Sum = 1 + 1 + 1 + 0 + 0 = 3

Solution Implementation

Time and Space Complexity

Time Complexity: O(m), where m is the total length of all strings in the words list.

The algorithm works as follows:

• Creating a set from allowed takes O(|allowed|) time
• For each word w in words, we check if all characters c in w are in the set s
• Checking if a character is in a set takes O(1) time on average
• The total number of character checks across all words equals the sum of lengths of all words, which is m
• Therefore, the overall time complexity is O(|allowed| + m), which simplifies to O(m) since typically m >> |allowed|

Space Complexity: O(C), where C is the size of the character set in allowed.

The space analysis:

• We create a set s from the allowed string, which stores at most C unique characters
• In this problem, since allowed contains only lowercase English letters, C ≤ 26
• The generator expression and sum() function use O(1) additional space
• Therefore, the space complexity is O(C)

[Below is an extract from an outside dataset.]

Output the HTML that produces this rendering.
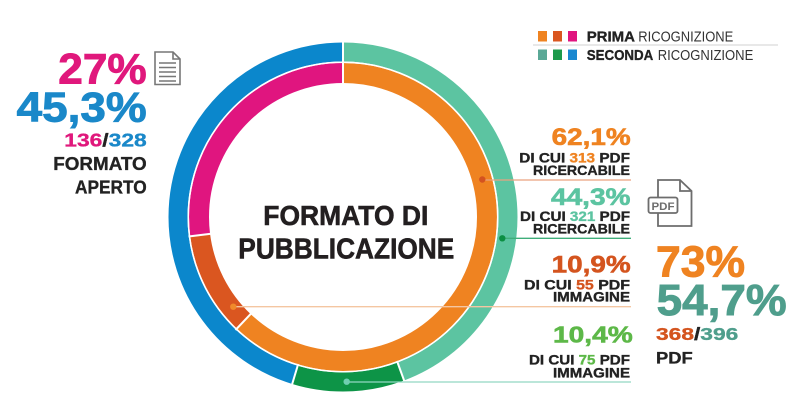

Learn more about how to find time and space complexity quickly.

Common Pitfalls

1. Using String Instead of Set for Lookups

A frequent mistake is checking character membership directly in the allowed string rather than converting it to a set first.

Incorrect approach:

def countConsistentStrings(self, allowed: str, words: List[str]) -> int:
    # Wrong: Using string for membership checks
    return sum(all(c in allowed for c in w) for w in words)

Why it's problematic:

• Checking c in allowed on a string has O(m) time complexity for each lookup
• With multiple words and characters, this becomes O(n × k × m) instead of O(n × k)
• For large allowed strings, this significantly impacts performance

Correct approach:

def countConsistentStrings(self, allowed: str, words: List[str]) -> int:
    # Right: Convert to set first
    allowed_set = set(allowed)
    return sum(all(c in allowed_set for c in w) for w in words)

2. Not Handling Empty Strings or Edge Cases

While the problem likely guarantees non-empty inputs, defensive programming suggests checking edge cases.

Potential issue:

# Might fail with empty allowed string or None values
allowed_set = set(allowed)  # What if allowed is None or empty?

Robust solution:

def countConsistentStrings(self, allowed: str, words: List[str]) -> int:
    if not allowed or not words:
        return 0 if not allowed else len([w for w in words if w == ""])
  
    allowed_set = set(allowed)
    return sum(all(c in allowed_set for c in w) for w in words)

3. Using Set Operations Incorrectly

Some attempt to use set operations but apply them incorrectly.

Common mistake:

def countConsistentStrings(self, allowed: str, words: List[str]) -> int:
    allowed_set = set(allowed)
    count = 0
    for word in words:
        # Wrong: This checks if sets are equal, not if word chars are subset
        if set(word) == allowed_set:
            count += 1
    return count

Correct set-based approach:

def countConsistentStrings(self, allowed: str, words: List[str]) -> int:
    allowed_set = set(allowed)
    count = 0
    for word in words:
        # Right: Check if word's characters are subset of allowed
        if set(word).issubset(allowed_set):
            count += 1
    return count

4. Misunderstanding the Problem Requirements

A critical misread is thinking we need to use ALL allowed characters, rather than ensuring words ONLY contain allowed characters.

Wrong interpretation:

# Incorrectly checking if word contains all allowed characters
if all(c in word for c in allowed):  # Wrong direction!

Correct interpretation:

# Correctly checking if all word characters are in allowed
if all(c in allowed_set for c in word):  # Right direction!